Madeleine McTernan

Personal information
- Nationality: Australian
- Born: 29 December 2000 (age 25)

Sport
- Country: Australia
- Sport: Paralympic swimming
- Disability class: S14
- Club: Sharks Aquatics SC
- Coached by: Ken Malcolm

Medal record
Paralympic swimming
Representing Australia
Paralympic Games
| Silver medal – second place | 2020 Tokyo | Mixed 4 × 100 m freestyle relay S14 |
| Silver medal – second place | 2024 Paris | Mixed 4 × 100 m freestyle relay S14 |
World Para Swimming Championships
| Silver medal – second place | 2022 Madeira | Mixed 4 × 100 m freestyle relay S14 |
| Silver medal – second place | 2022 Madeira | Mixed 4 × 100 m medley relay S14 |
| Gold medal – first place | 2023 Manchester | Mixed 4 × 100 m medley relay S14 |
| Silver medal – second place | 2023 Manchester | Mixed 4 × 100 m freestyle relay S14 |

= Madeleine McTernan =

Australian Paralympic swimmer

Madeleine "Maddie" McTernan (born 29 December 2000) is an Australian Paralympic swimmer. She represented Australia at the 2020 Tokyo Paralympics and 2024 Paris Paralympics where she won relay silver medals.

== Personal life ==
McTernan was born on 29 December 2000 in Nambour, Queensland. She has an intellectual disability. She grew up in Coffs Harbour where in primary school, she attended St Francis Xavier School in Woolgoolga, New South Wales. In 2016 she moved to the Gold Coast where in high school she went to Aquinas College, Southport.

== Swimming career ==
McTernan is S14 swimmer. Her swimming started as a child and won her first medal in 2013 whilst a grade six student. In Coffs Harbour she was coached by Eugene Brogmus. She moved to St Hilda's Swim Club on the Gold Coast to further her swimming career.

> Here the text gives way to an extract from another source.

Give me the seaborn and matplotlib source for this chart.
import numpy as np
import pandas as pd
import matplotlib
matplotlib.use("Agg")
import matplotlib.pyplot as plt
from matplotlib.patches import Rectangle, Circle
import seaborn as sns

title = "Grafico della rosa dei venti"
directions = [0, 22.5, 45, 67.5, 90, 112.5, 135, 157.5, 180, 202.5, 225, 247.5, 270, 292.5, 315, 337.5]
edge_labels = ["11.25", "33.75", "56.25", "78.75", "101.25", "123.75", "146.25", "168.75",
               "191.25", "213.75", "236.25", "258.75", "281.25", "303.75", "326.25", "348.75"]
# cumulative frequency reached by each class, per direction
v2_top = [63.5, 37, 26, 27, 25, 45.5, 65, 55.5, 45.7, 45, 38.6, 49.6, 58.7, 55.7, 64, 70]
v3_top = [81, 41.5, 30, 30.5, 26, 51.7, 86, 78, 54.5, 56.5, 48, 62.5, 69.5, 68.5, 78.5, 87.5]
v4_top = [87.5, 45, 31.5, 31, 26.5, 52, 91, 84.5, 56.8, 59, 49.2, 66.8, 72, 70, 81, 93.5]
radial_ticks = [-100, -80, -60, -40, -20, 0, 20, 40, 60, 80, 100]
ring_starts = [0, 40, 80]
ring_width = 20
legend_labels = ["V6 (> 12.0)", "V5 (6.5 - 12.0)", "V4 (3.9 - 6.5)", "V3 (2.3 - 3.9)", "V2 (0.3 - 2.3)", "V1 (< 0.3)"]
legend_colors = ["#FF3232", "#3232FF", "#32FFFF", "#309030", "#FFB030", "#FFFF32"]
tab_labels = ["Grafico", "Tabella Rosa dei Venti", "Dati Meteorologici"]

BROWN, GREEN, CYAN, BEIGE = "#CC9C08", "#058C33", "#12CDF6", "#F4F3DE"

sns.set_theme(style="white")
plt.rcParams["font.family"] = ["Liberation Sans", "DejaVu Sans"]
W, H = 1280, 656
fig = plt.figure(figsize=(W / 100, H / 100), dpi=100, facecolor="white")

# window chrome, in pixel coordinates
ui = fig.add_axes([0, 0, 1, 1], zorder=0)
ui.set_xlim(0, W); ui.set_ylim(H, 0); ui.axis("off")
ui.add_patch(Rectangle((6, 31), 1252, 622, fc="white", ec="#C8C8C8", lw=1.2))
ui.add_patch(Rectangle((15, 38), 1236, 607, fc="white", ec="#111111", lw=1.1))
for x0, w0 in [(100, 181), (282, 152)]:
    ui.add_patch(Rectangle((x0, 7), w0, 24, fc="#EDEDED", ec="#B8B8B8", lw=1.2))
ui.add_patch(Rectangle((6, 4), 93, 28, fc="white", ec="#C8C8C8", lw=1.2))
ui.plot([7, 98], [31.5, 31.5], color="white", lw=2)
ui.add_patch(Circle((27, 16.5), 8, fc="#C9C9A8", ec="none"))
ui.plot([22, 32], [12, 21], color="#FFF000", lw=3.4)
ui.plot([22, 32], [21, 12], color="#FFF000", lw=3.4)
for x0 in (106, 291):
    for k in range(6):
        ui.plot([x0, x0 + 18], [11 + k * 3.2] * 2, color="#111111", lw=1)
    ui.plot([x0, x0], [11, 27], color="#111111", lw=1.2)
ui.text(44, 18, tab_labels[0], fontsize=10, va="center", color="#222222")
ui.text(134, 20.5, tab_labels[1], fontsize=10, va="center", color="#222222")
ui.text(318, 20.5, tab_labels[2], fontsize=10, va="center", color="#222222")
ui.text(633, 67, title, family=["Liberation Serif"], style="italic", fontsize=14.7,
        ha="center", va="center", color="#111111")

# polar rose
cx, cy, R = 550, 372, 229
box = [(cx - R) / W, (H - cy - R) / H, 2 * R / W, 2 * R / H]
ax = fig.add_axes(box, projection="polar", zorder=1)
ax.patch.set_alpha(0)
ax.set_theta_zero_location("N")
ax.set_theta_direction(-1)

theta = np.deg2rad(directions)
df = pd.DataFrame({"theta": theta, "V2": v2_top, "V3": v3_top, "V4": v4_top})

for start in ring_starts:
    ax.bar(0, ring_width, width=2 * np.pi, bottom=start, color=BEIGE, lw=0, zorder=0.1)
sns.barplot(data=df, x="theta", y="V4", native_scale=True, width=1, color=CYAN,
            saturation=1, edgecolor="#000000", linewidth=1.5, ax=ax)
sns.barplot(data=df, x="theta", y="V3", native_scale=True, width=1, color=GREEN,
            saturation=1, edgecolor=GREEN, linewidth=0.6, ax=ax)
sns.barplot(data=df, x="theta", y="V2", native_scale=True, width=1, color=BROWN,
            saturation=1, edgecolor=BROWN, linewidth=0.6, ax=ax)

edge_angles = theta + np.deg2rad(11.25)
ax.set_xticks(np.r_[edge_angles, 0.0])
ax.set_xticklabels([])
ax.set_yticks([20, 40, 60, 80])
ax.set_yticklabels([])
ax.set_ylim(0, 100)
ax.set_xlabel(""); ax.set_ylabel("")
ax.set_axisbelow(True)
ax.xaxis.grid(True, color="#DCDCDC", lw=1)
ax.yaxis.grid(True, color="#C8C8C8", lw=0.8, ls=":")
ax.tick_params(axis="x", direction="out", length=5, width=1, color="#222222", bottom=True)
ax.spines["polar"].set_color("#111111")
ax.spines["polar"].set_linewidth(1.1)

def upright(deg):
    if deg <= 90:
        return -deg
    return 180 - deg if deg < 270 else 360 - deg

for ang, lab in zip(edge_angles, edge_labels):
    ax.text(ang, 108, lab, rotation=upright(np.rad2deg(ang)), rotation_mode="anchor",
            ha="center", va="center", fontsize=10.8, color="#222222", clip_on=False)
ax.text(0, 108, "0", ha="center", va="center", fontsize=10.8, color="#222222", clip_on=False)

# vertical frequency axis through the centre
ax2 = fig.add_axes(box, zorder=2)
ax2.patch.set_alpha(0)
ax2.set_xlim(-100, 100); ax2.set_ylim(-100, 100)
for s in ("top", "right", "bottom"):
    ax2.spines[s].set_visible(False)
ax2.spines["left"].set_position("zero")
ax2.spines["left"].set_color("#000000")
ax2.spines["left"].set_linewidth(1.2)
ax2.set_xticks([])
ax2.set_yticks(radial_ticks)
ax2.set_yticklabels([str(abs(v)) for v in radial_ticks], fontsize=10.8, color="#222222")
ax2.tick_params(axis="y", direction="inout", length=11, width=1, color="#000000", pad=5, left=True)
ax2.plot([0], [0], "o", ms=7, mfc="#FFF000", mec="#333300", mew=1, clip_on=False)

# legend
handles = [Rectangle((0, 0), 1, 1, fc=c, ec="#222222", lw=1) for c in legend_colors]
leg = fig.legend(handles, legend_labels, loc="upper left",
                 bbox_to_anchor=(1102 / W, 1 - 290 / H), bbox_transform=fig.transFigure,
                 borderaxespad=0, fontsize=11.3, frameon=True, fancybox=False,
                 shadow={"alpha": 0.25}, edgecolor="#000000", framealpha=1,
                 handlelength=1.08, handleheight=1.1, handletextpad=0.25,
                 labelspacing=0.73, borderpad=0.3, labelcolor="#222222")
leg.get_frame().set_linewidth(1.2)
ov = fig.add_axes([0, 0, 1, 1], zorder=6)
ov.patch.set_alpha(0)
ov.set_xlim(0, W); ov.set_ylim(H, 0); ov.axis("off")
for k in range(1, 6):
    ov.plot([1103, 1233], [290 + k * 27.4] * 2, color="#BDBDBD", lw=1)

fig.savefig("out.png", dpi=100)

At the 2019 World Para Swimming Championships in London, she finished fifth Women's 100 m Backstroke S14 final. She also finished 9th in the Women’s 200m individual medley SM14 and 10th in the Women’s 200m freestyle S14 but did not progress to the finals.

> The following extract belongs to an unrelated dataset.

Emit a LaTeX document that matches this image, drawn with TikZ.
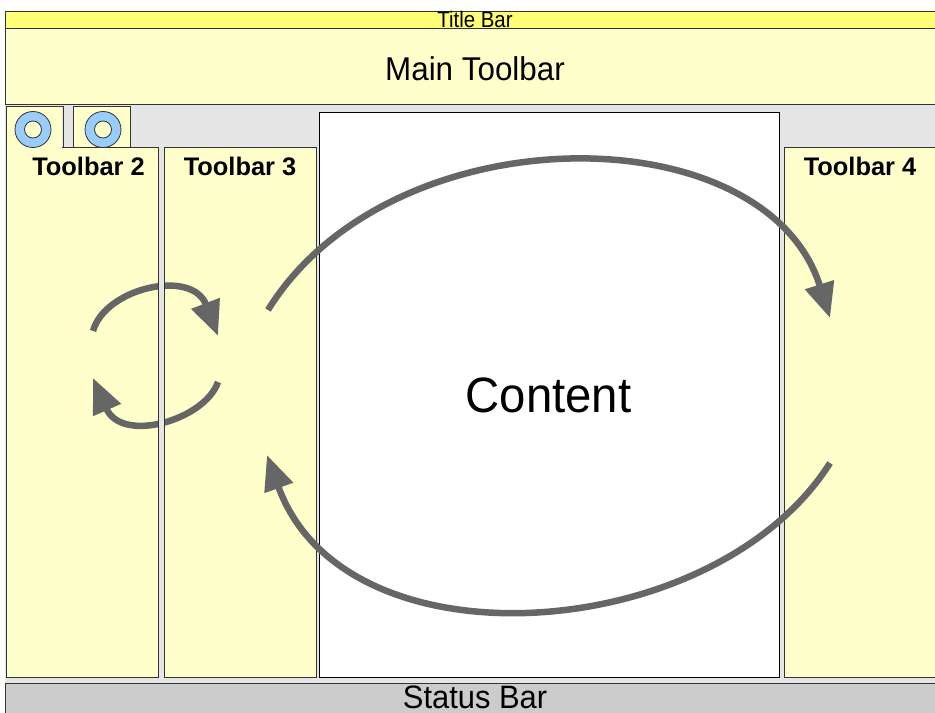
\documentclass[tikz,border=0pt]{standalone}
\usepackage{fontspec}
\usepackage{graphicx}
\setmainfont{Liberation Sans}
\usetikzlibrary{arrows.meta}
\definecolor{titleyellow}{HTML}{FFFF77}
\definecolor{paleyellow}{HTML}{FFFFCC}
\definecolor{bggray}{HTML}{E5E5E5}
\definecolor{statusgray}{HTML}{CCCCCC}
\definecolor{ringblue}{HTML}{99CCFF}
\definecolor{arrowgray}{HTML}{666666}
\definecolor{edgegray}{HTML}{333333}
\tikzset{
  panel/.style={fill=paleyellow, draw=edgegray, line width=1bp},
  flow/.style={draw=arrowgray, line width=6.5bp, -{Triangle[length=35bp,width=29bp]}},
  tblabel/.style={font=\fontsize{25.5}{28}\selectfont\bfseries, inner sep=0pt},
  ring/.style={fill=ringblue, draw=edgegray, line width=0.8bp, even odd rule}
}
\begin{document}
\begin{tikzpicture}[x=1bp,y=-1bp]
\useasboundingbox (0,0) rectangle (935,713);
% gray work area
\fill[bggray] (5,105) rectangle (945,683);
% title bar and main toolbar
\draw[fill=titleyellow, draw=edgegray, line width=1bp] (5,12) rectangle (945,29);
\draw[panel] (5,29) rectangle (945,105);
% toolbar 2 with its tab
\draw[panel] (6,148) rectangle (158,677);
\fill[paleyellow] (6.6,107) rectangle (62.4,148.8);
\draw[edgegray, line width=1bp] (6,148) -- (6,107) -- (63,107) -- (63,148);
% second tab
\draw[panel] (73,107) rectangle (130,148);
% ring icons
\path[ring] (33,129.5) circle (18) (33,129.5) circle (8.5);
\path[ring] (103,129.5) circle (18) (103,129.5) circle (8.5);
% toolbar 3, content, toolbar 4
\draw[panel] (164,148) rectangle (316,677);
\draw[fill=white, draw=black, line width=1bp] (319,113) rectangle (779,677);
\draw[panel] (784,148) rectangle (945,677);
% status bar
\draw[fill=statusgray, draw=edgegray, line width=1bp] (5,683) rectangle (945,725);
% small rotation arrows
\coordinate (s1a) at (93,331);
\coordinate (s1b) at (218,336);
\coordinate (s2a) at (218,382);
\coordinate (s2b) at (93,378);
\draw[flow] (s1a) .. controls (105,288) and (192,268) .. (s1b);
\draw[flow] (s2a) .. controls (205,420) and (122,444) .. (s2b);
% gap between toolbar 2 and 3 lies over the small arrows
\fill[bggray] (158.5,148) rectangle (163.5,677);
\draw[edgegray, line width=1bp] (158,148) -- (158,677) (164,148) -- (164,677);
% big rotation arrows
\coordinate (b1a) at (268,310);
\coordinate (b1b) at (830,318);
\coordinate (b2a) at (830,463);
\coordinate (b2b) at (267,455);
\draw[flow] (b1a) .. controls (390,112) and (765,112) .. (b1b);
\draw[flow] (b2a) .. controls (715,645) and (345,672) .. (b2b);
% labels
\node[inner sep=0pt] (title) at (475,19.5) {\scalebox{1}[1.1]{\fontsize{20.5}{22}\selectfont Title Bar}};
\node[inner sep=0pt] (main) at (475,68.5) {\scalebox{1}[1.05]{\fontsize{31.5}{34}\selectfont Main Toolbar}};
\node[tblabel] (tb2) at (88.5,166) {Toolbar 2};
\node[tblabel] (tb3) at (240,166) {Toolbar 3};
\node[tblabel] (tb4) at (860,166) {Toolbar 4};
\node[inner sep=0pt] (content) at (548.5,395) {\scalebox{1}[1.05]{\fontsize{47.5}{50}\selectfont Content}};
\node[inner sep=0pt] (status) at (475,697) {\scalebox{1}[1.05]{\fontsize{31}{33}\selectfont Status Bar}};
\end{tikzpicture}
\end{document}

At the 2019 Brisbane INAS Global Games she represented Australia and won two gold in the woman’s II1 4 x 50m freestyle relay and 4 x 200m women’s II1 freestyle relay. She also won 4 silver in the women’s II1 50m Backstroke, the women’s II1 200m Backstroke, the Women’s 4 x 100m II1 Freestyle relay and the mixed 4 x 100m II1 Freestyle relay and she won a bronze in the Women’s II1 100m Backstroke. International Sports Federation for Persons with Intellectual Disability Global Games.

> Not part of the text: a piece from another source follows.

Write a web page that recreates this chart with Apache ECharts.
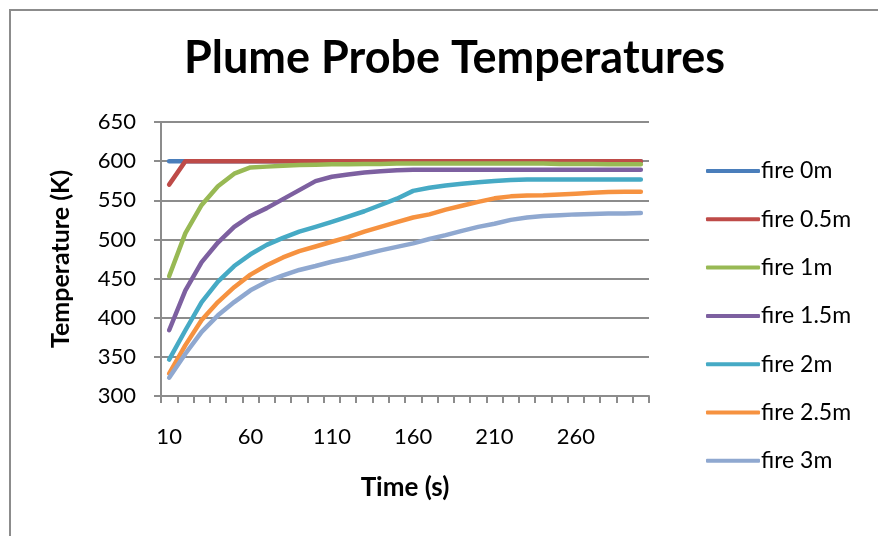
<!DOCTYPE html>
<html>
<head>
<meta charset="utf-8">
<script src="https://cdn.jsdelivr.net/npm/echarts@6/dist/echarts.min.js"></script>
<style>html,body{margin:0;padding:0;background:#fff}#c{width:878px;height:536px}</style>
</head>
<body>
<div id="c"></div>
<script>
const categories = ['10','20','30','40','50','60','70','80','90','100','110','120','130','140','150','160','170','180','190','200','210','220','230','240','250','260','270','280','290','300'];
const seriesNames = ['fire 0m','fire 0.5m','fire 1m','fire 1.5m','fire 2m','fire 2.5m','fire 3m'];
const fire0 = [600,600,600,600,600,600,600,600,600,600,600,600,600,600,600,600,600,600,600,600,600,600,600,600,600,600,600,600,600,600];
const fire05 = [570,600,600,600,600,600,600,600,600,600,600,600,600,600,600,600,600,600,600,600,600,600,600,600,600,600,600,600,600,600];
const fire1 = [453,508,544,568,584,592,593,594,595,595.5,596,596,596.5,596.5,597,597,597,597,597,597,597,597,597,597,596.5,596.5,596.5,596,596,596];
const fire15 = [384,435,471,496,516,530,540,551.5,563,574.5,580,583,585.5,587,588.5,589,589,589,589,589,589,589,589,589,589,589,589,589,589,589];
const fire2 = [346.5,384,420,446,466,481,493,502,510,516,522.5,529,536,544,552,562,566,569,571,573,574.5,576,576.5,576.5,576.5,576.5,576.5,576.5,576.5,576.5];
const fire25 = [328.6,365,397,420,439,455,467,477,485,491,497,503,510,516,522,528,532,538,543,548,552.5,555,556,556.5,557.5,558.5,559.5,560.5,561,561];
const fire3 = [323.4,354,382,403,420,435,446,454,461,466,471.5,476,481,486,490.5,495,500.5,505.5,511,516,520,525,528,530,531,532,532.5,533,533.2,533.6];
const yTicks = [300,350,400,450,500,550,600,650];

const allData = [fire0, fire05, fire1, fire15, fire2, fire25, fire3];
const colors = ['#4A7EBB','#BE4B48','#98B954','#7D60A0','#46AAC5','#F69240','#8FA8D0'];
const FONT = 'Lato';
const gray = '#8c8c8c';

const chart = echarts.init(document.getElementById('c'), null, {renderer:'canvas'});
chart.setOption({
  animation: false,
  backgroundColor: '#fff',
  color: colors,
  textStyle: {fontFamily: FONT},
  graphic: [{
    type: 'rect', silent: true, z: -1,
    shape: {x: 10, y: 10, width: 1000, height: 1000},
    style: {fill: 'none', stroke: gray, lineWidth: 2}
  }],
  title: {
    text: 'Plume Probe Temperatures',
    left: 179, top: 31,
    textStyle: {fontFamily: FONT, fontWeight: 'bold', fontSize: 45, color: '#000'}
  },
  legend: {
    orient: 'vertical',
    left: 706, top: 159,
    padding: 0,
    icon: 'roundRect',
    itemWidth: 54, itemHeight: 4, itemGap: 24.3,
    data: seriesNames,
    textStyle: {fontFamily: FONT, fontSize: 23, color: '#000', lineHeight: 24, padding: [0, 0, 0, -4]}
  },
  grid: {left: 161, right: 229, top: 122, bottom: 140, containLabel: false},
  xAxis: {
    type: 'category',
    data: categories,
    boundaryGap: true,
    name: 'Time (s)',
    nameLocation: 'middle',
    nameGap: 79,
    nameTextStyle: {fontFamily: FONT, fontWeight: 'bold', fontSize: 26, color: '#000'},
    axisLine: {lineStyle: {color: gray, width: 2}},
    axisTick: {show: true, interval: 0, length: 7, lineStyle: {color: gray, width: 2}},
    axisLabel: {interval: 4, margin: 30, fontFamily: FONT, fontSize: 22, color: '#000'},
    splitLine: {show: false}
  },
  yAxis: {
    type: 'value',
    min: yTicks[0], max: yTicks[yTicks.length-1], interval: 50,
    name: 'Temperature (K)',
    nameLocation: 'middle',
    nameGap: 88,
    nameRotate: 90,
    nameTextStyle: {fontFamily: FONT, fontWeight: 'bold', fontSize: 25, color: '#000'},
    axisLine: {show: true, lineStyle: {color: gray, width: 2}},
    axisTick: {show: true, length: 7, lineStyle: {color: gray, width: 2}},
    axisLabel: {margin: 25, fontFamily: FONT, fontSize: 22, color: '#000'},
    splitLine: {show: true, lineStyle: {color: gray, width: 2}}
  },
  series: seriesNames.map((n, i) => ({
    name: n,
    type: 'line',
    data: allData[i],
    symbol: 'none',
    showSymbol: false,
    lineStyle: {width: 4.5, cap: 'round', join: 'round', color: colors[i]},
    itemStyle: {color: colors[i]}
  }))
});
</script>
</body>
</html>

In February 2020, she won the 200 m freestyle final at the World Para Swimming Series in Melbourne, her first individual international gold medal. In November 2020, at the Australian Virtual Short Course Championships, she set a world record in the Women's 400 m Freestyle Multi-class.

At the 2020 Summer Paralympics, McTernan teamed up with Ruby Storm, Ricky Betar and Benjamin Hance in the Mixed 4 x 100 m freestyle S14. They won the silver medal with a time of 3:46.38, just under 6 seconds behind the winners, Great Britain, who set a world record. She also competed in the Women's 100 m backstroke S14 and qualified for the final, finishing fourth.

At the 2022 World Para Swimming Championships, Madeira, McTernan won two silver medals - Mixed 4 x 100 m Freestyle S14 and Mixed 4 x 100 m Medley relays. She also competed in the Women’s 200m Freestyle S14 where she finished 4th in the final. She finished 5th in the final of the Women’s 100m Backstroke S14. In the Women’s 100m Breaststroke SB14 she finished 12th and did not progress to the final.

At the 2022 Commonwealth Games, Birmingham, England, she finished 5th in the Women's 200 m freestyle S14. McTernan won two medals at the 2023 World Para Swimming Championships in Manchester, England - gold medal in the Mixed 4 x 100 m Medley relays and silver medal Mixed 4 x 100 m Freestyle S14 and finished 8th in the Women’s 200m freestyle S14 and 6th in the Women’s 100m Backstroke S14

At the 2024 Paris Paralympics, she won the silver medal in the Mixed 4 x 100 m freestyle S14 and finished fifth in the Women's 200m freestyle S14 and Women's 100 m backstroke S14.